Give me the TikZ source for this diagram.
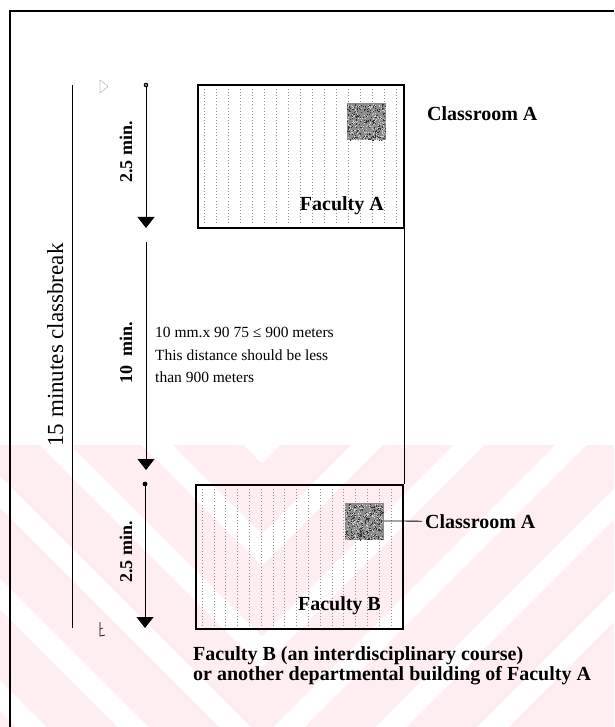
\documentclass[tikz,border=0pt]{standalone}
\usepackage{fontspec}
\setmainfont{Liberation Serif}
\usetikzlibrary{arrows.meta}
\definecolor{wmpink}{RGB}{254,238,241}
\begin{document}
\begin{tikzpicture}[x=1pt,y=-1pt,
  lbl/.style={font=\fontsize{20}{22}\selectfont\bfseries, inner sep=0},
  minlbl/.style={font=\fontsize{18}{20}\selectfont\bfseries, rotate=90, anchor=base, inner sep=0},
  timearrow/.style={line width=1pt, -{Triangle[width=17pt,length=11pt]}},
  hall/.style={draw, line width=1.1pt, inner sep=0},
  room/.style={fill=black!45, minimum width=39, minimum height=37, inner sep=0},
  gridline/.style={gray!85, line width=0.6pt, dash pattern=on 0.9pt off 2.2pt},
  speck/.style={black!80},
]
\useasboundingbox (0,0) rectangle (614,727);

% faint chevron band pattern in the lower part of the sheet
\begin{scope}
  \clip (0,445) rectangle (614,727);
  \fill[wmpink] (0,445) rectangle (614,727);
  \foreach \k in {-2,...,4} {
    \draw[white, line width=22pt, line join=miter]
      ({262-450},{550+102*\k-450}) -- (262,{550+102*\k}) -- ({262+450},{550+102*\k-450});
  }
\end{scope}

% sheet frame (top and left edges)
\draw[line width=1.3pt] (10,727) -- (10,11) -- (614,11);

% buildings
\node[hall, minimum width=206, minimum height=143] (facA) at (301,156.5) {};
\node[hall, minimum width=207, minimum height=144] (facB) at (299.5,557) {};
\draw[line width=1.1pt] (facA.south east) -- (facA.south east |- facB.north);

% dotted floor grid inside the buildings
\foreach \i in {0,...,16} {
  \draw[gridline] ({204+12*\i},89) -- ({204+12*\i},225);
  \draw[gridline] ({202+11.8*\i},489) -- ({202+11.8*\i},626);
}

% classrooms (speckled squares)
\node[room] (clsA) at (366.5,121.5) {};
\node[room] (clsB) at (364,521) {};
\pgfmathsetseed{17}
\foreach \i in {1,...,260} {
  \pgfmathsetmacro\rx{347+38*rnd}
  \pgfmathsetmacro\ry{104+36*rnd}
  \fill[speck] (\rx,\ry) rectangle ++(1.1,1.1);
  \pgfmathsetmacro\sx{344.5+38*rnd}
  \pgfmathsetmacro\sy{503.5+36*rnd}
  \fill[speck] (\sx,\sy) rectangle ++(1.1,1.1);
}
\foreach \i in {1,...,200} {
  \pgfmathsetmacro\rx{347+38*rnd}
  \pgfmathsetmacro\ry{104+36*rnd}
  \fill[gray!35] (\rx,\ry) rectangle ++(1,1);
  \pgfmathsetmacro\sx{344.5+38*rnd}
  \pgfmathsetmacro\sy{503.5+36*rnd}
  \fill[gray!35] (\sx,\sy) rectangle ++(1,1);
}

% building and classroom labels
\node[lbl, anchor=base east] (labA) at (384,211) {Faculty A};
\node[lbl, anchor=base east] (labB) at (381,610) {Faculty B};
\node[lbl, anchor=base west] (roomA) at (427,121) {Classroom A};
\node[lbl, anchor=base west, inner sep=3pt] (roomB) at (422,528) {Classroom A};
\draw[line width=0.8pt] (clsB.east) -- (roomB.west);

% overall span of the break
\coordinate (spanT) at (72,85);
\coordinate (spanB) at (72,628);
\draw[line width=0.9pt] (spanT) -- (spanB);
\node[font=\fontsize{23}{25}\selectfont, rotate=90, anchor=base, inner sep=0] (total) at (63,345) {15 minutes classbreak};

% small end marks of the span
\coordinate (mkT) at (100,80);
\draw[gray!70, line width=0.7pt, dash pattern=on 1pt off 0.8pt] (mkT) -- ++(8,6.5) -- ++(-8,6.5) -- cycle;
\coordinate (mkB) at (100,622);
\draw[line width=0.7pt] (mkB) -- ++(0,14) -- ++(5,-1);
\draw[line width=0.6pt] (mkB) ++(0,7) -- ++(3,-1);

% walking legs
\coordinate (t1) at (146,85);
\coordinate (h1) at (146,228);
\coordinate (t2) at (146,242);
\coordinate (h2) at (146,470);
\coordinate (t3) at (145,484);
\coordinate (h3) at (145,628);
\draw[timearrow] (t1) -- (h1);
\draw[timearrow] (t2) -- (h2);
\draw[timearrow] (t3) -- (h3);
\fill (t1) circle (2.3);
\fill[white] (t1) circle (0.9);
\fill (t3) circle (2.4);

\node[minlbl] (m1) at (132,152) {2.5 min.};
\node[minlbl] (m2) at (132,353) {10\ \ min.};
\node[minlbl] (m3) at (132,552) {2.5 min.};

% distance note
\node[font=\fontsize{15.5}{22.5}\selectfont, align=left, anchor=west, inner sep=0] (note) at (155,355)
  {10 mm.x 90 75 ≤ 900 meters\\This distance should be less\\than 900 meters};

% caption under the lower building
\node[font=\fontsize{20}{19.5}\selectfont\bfseries, align=left, anchor=west, inner sep=0] (caption) at (193,666)
  {Faculty B (an interdisciplinary course)\\or another departmental building of Faculty A};
\end{tikzpicture}
\end{document}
====================
## What is asked
Begin at the top of the material above and output each line exactly, stopping after the line that holds "(10,11) -- (614,11);". Leave out pictures.

## Written answer
Give me the TikZ source for this diagram.
\documentclass[tikz,border=0pt]{standalone}
\usepackage{fontspec}
\setmainfont{Liberation Serif}
\usetikzlibrary{arrows.meta}
\definecolor{wmpink}{RGB}{254,238,241}
\begin{document}
\begin{tikzpicture}[x=1pt,y=-1pt,
  lbl/.style={font=\fontsize{20}{22}\selectfont\bfseries, inner sep=0},
  minlbl/.style={font=\fontsize{18}{20}\selectfont\bfseries, rotate=90, anchor=base, inner sep=0},
  timearrow/.style={line width=1pt, -{Triangle[width=17pt,length=11pt]}},
  hall/.style={draw, line width=1.1pt, inner sep=0},
  room/.style={fill=black!45, minimum width=39, minimum height=37, inner sep=0},
  gridline/.style={gray!85, line width=0.6pt, dash pattern=on 0.9pt off 2.2pt},
  speck/.style={black!80},
]
\useasboundingbox (0,0) rectangle (614,727);

% faint chevron band pattern in the lower part of the sheet
\begin{scope}
  \clip (0,445) rectangle (614,727);
  \fill[wmpink] (0,445) rectangle (614,727);
  \foreach \k in {-2,...,4} {
    \draw[white, line width=22pt, line join=miter]
      ({262-450},{550+102*\k-450}) -- (262,{550+102*\k}) -- ({262+450},{550+102*\k-450});
  }
\end{scope}

% sheet frame (top and left edges)
\draw[line width=1.3pt] (10,727) -- (10,11) -- (614,11);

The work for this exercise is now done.